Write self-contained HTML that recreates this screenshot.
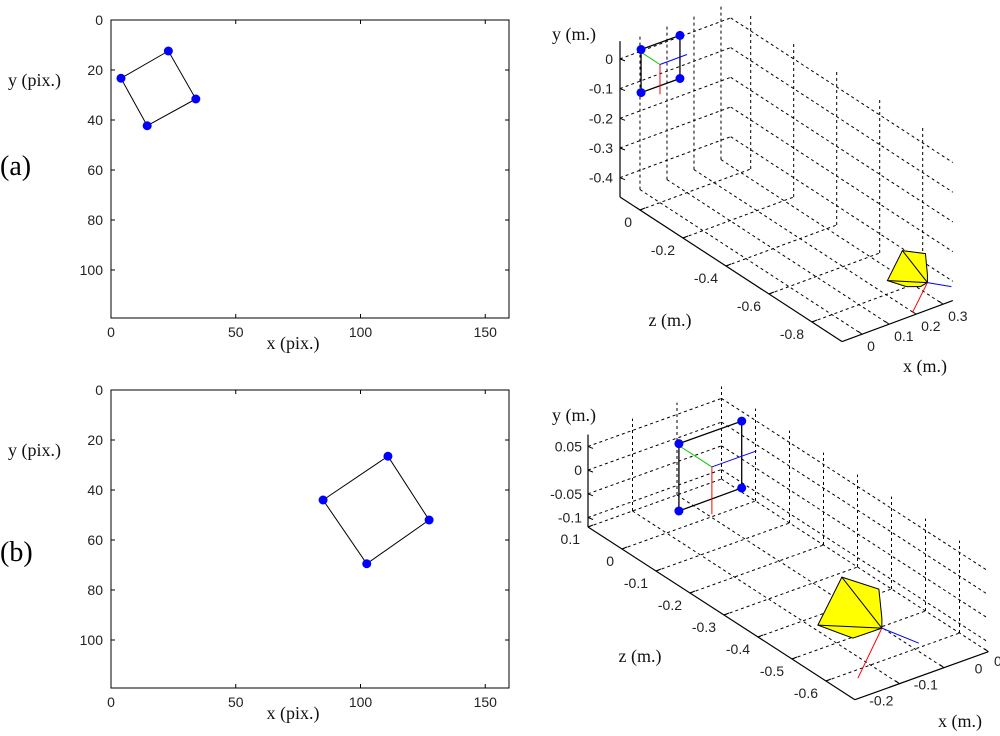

- - - - -

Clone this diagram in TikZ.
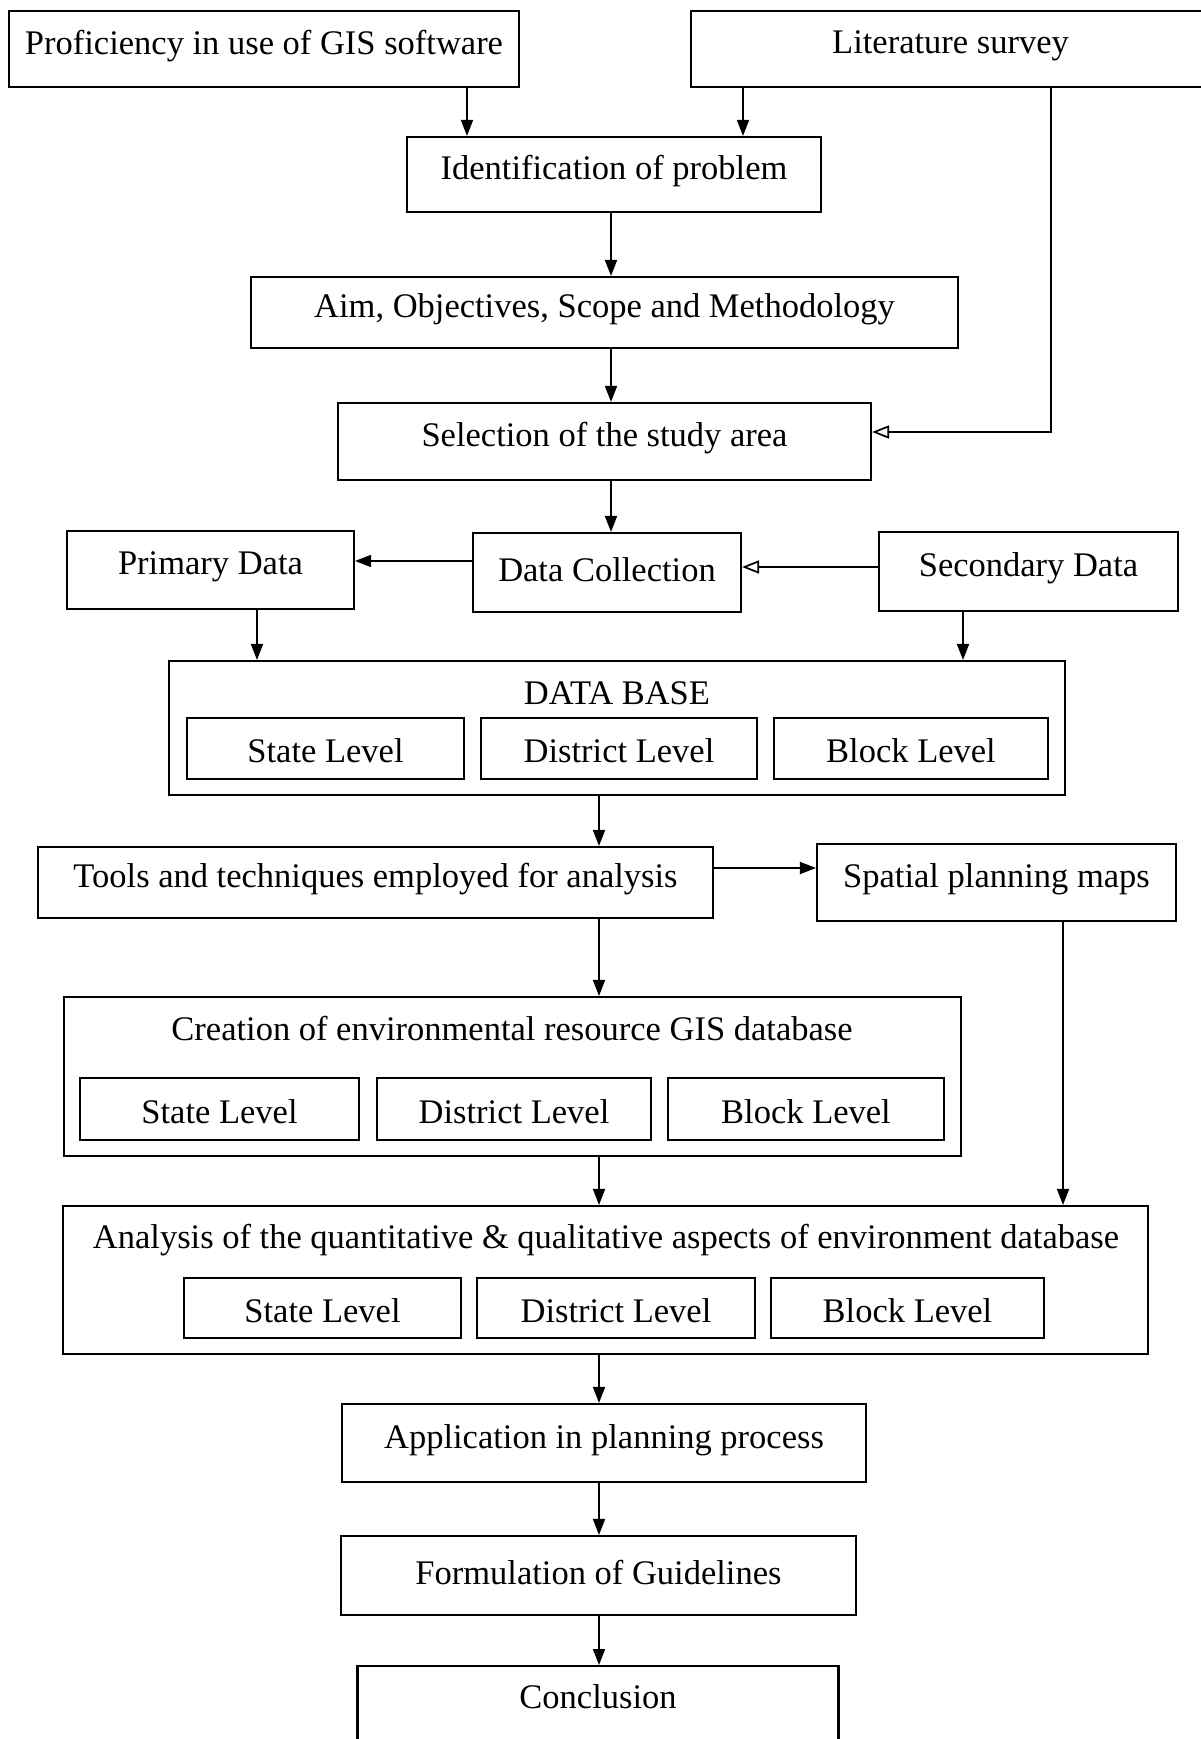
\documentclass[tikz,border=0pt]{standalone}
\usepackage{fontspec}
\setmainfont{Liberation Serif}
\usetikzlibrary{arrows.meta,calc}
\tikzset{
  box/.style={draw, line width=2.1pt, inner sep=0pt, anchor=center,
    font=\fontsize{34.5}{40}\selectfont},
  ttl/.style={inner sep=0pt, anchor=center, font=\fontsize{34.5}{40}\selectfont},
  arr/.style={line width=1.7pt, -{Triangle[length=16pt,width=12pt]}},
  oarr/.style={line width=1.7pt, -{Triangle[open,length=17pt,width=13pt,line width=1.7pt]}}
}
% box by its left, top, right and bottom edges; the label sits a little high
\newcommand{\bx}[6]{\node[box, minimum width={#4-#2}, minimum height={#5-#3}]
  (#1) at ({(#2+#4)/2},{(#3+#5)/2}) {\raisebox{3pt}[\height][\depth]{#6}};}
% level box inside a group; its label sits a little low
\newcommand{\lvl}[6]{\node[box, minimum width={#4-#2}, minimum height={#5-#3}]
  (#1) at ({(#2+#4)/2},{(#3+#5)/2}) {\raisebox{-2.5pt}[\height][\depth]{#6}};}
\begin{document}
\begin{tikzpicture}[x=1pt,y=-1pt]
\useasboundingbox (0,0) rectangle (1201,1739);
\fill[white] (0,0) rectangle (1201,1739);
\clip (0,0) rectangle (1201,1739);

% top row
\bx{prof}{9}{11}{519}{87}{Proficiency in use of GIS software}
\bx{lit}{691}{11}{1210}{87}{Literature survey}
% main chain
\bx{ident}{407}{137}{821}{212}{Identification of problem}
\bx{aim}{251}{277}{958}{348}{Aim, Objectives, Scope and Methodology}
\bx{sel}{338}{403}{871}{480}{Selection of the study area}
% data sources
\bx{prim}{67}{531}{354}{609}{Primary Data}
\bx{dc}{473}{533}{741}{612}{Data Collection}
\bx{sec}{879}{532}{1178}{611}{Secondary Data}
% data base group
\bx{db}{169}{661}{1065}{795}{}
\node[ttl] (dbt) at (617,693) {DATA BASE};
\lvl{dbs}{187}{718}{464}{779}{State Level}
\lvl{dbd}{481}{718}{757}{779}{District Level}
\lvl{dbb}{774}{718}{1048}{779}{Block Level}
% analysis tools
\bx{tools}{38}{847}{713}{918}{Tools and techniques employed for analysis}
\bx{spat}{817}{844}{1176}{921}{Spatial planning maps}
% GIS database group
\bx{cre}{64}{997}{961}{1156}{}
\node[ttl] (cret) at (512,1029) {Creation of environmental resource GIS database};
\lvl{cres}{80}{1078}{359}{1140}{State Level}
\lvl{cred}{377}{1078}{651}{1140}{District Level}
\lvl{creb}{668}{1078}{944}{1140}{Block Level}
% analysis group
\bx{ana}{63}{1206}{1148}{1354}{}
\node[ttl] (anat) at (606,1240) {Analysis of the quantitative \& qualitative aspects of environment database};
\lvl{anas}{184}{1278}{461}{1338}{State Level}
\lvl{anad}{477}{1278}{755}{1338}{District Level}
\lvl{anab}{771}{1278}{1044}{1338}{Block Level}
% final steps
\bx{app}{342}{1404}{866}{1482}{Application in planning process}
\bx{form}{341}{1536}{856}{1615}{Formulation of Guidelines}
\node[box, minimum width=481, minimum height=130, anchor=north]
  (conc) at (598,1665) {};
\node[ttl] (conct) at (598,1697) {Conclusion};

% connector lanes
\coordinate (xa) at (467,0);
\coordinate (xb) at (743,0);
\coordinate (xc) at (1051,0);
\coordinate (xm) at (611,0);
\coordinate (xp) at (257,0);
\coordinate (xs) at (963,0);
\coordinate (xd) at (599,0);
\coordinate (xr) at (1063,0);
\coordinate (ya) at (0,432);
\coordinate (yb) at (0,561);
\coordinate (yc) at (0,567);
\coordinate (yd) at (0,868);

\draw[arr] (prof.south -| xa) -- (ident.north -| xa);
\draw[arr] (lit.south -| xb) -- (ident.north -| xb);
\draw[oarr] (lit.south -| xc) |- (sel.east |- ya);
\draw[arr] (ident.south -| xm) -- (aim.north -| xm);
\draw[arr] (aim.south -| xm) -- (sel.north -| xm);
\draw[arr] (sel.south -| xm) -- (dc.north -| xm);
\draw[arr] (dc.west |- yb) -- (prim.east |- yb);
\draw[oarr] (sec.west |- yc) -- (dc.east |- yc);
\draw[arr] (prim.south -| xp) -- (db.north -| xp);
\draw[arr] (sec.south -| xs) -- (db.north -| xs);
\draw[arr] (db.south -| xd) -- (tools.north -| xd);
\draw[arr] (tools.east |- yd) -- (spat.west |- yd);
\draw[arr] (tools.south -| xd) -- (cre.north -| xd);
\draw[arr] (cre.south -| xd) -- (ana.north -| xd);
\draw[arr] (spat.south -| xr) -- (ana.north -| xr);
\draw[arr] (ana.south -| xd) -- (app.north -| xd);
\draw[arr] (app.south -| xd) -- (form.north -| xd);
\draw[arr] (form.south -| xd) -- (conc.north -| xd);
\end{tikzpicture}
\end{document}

- - - - -

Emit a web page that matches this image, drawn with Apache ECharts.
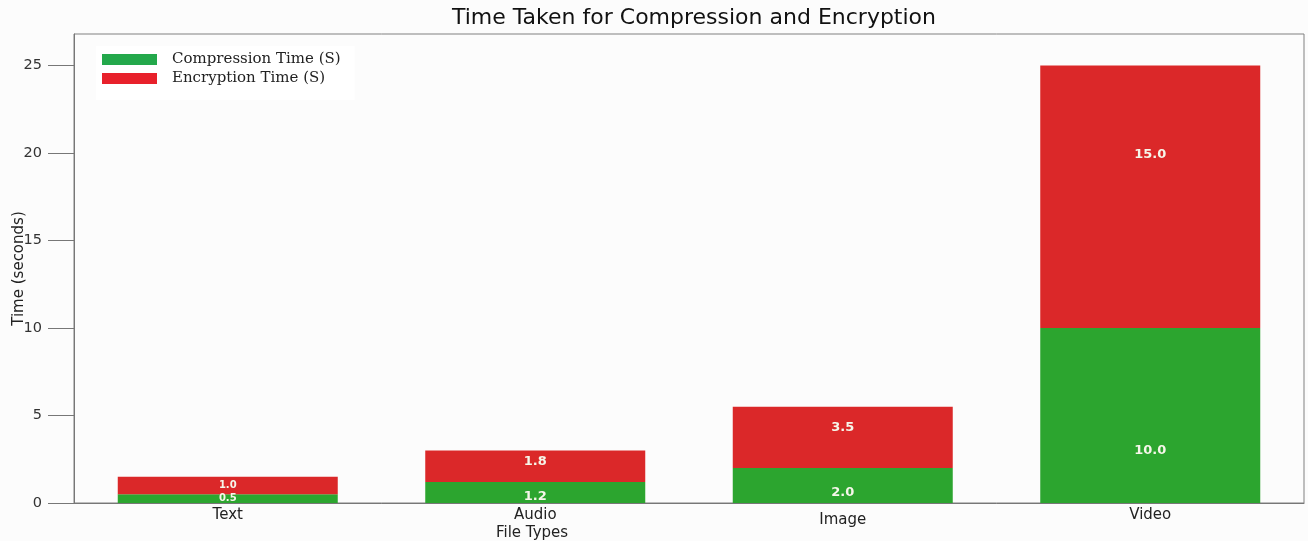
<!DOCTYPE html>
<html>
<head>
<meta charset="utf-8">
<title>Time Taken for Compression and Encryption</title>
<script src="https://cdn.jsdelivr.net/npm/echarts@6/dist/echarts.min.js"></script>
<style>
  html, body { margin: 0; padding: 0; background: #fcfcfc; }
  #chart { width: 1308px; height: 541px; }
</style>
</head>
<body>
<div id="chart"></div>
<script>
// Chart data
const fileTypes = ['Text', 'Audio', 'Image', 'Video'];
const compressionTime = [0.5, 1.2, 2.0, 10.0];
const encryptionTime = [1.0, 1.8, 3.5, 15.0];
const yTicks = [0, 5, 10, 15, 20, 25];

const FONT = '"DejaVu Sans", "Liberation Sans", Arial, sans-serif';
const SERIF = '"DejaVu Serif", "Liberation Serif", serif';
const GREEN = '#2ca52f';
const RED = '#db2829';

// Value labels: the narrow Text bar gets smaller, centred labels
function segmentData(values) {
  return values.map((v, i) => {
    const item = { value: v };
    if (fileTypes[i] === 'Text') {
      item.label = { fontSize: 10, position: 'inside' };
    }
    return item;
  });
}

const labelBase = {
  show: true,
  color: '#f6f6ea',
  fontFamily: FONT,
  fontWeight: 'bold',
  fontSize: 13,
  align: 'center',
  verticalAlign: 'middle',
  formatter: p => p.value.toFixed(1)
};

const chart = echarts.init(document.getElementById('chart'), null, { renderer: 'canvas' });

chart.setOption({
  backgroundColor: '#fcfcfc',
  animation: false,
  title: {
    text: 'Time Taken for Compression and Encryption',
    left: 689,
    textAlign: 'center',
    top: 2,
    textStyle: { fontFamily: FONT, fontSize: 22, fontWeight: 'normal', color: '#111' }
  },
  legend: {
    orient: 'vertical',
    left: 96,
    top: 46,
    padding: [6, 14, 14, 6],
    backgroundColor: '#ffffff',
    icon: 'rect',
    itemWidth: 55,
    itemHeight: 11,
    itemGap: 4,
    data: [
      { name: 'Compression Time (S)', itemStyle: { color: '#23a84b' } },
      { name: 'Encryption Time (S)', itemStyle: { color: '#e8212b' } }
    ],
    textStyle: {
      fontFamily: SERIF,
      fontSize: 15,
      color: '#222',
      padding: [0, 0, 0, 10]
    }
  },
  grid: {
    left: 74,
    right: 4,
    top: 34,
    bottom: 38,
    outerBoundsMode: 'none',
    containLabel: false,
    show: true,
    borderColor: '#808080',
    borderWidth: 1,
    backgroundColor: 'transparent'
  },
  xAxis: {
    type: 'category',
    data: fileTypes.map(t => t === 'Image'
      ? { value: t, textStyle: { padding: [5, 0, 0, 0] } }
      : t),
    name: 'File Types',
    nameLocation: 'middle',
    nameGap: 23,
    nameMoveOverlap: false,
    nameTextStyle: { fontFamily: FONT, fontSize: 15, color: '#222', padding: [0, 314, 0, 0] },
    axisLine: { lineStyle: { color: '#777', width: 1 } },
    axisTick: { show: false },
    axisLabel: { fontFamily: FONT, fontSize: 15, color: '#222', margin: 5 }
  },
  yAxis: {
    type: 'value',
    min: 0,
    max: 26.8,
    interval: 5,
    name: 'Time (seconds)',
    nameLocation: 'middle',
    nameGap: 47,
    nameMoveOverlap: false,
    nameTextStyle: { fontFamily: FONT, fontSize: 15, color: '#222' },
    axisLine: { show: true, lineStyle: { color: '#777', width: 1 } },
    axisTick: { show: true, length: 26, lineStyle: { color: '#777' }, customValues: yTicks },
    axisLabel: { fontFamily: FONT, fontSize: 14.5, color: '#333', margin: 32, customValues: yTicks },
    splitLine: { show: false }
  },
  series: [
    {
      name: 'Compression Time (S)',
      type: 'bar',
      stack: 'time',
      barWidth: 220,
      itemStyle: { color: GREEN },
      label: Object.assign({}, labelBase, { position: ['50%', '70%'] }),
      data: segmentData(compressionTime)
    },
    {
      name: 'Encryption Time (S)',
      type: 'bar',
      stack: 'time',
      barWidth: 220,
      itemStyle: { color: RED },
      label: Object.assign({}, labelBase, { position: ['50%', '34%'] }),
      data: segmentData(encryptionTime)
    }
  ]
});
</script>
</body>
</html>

- - - - -

▶ _Direction_: Select every line in the material above where the string "that" occurs, and copy it.

▶ _Completed task_:
Write self-contained HTML that recreates this screenshot.
Emit a web page that matches this image, drawn with Apache ECharts.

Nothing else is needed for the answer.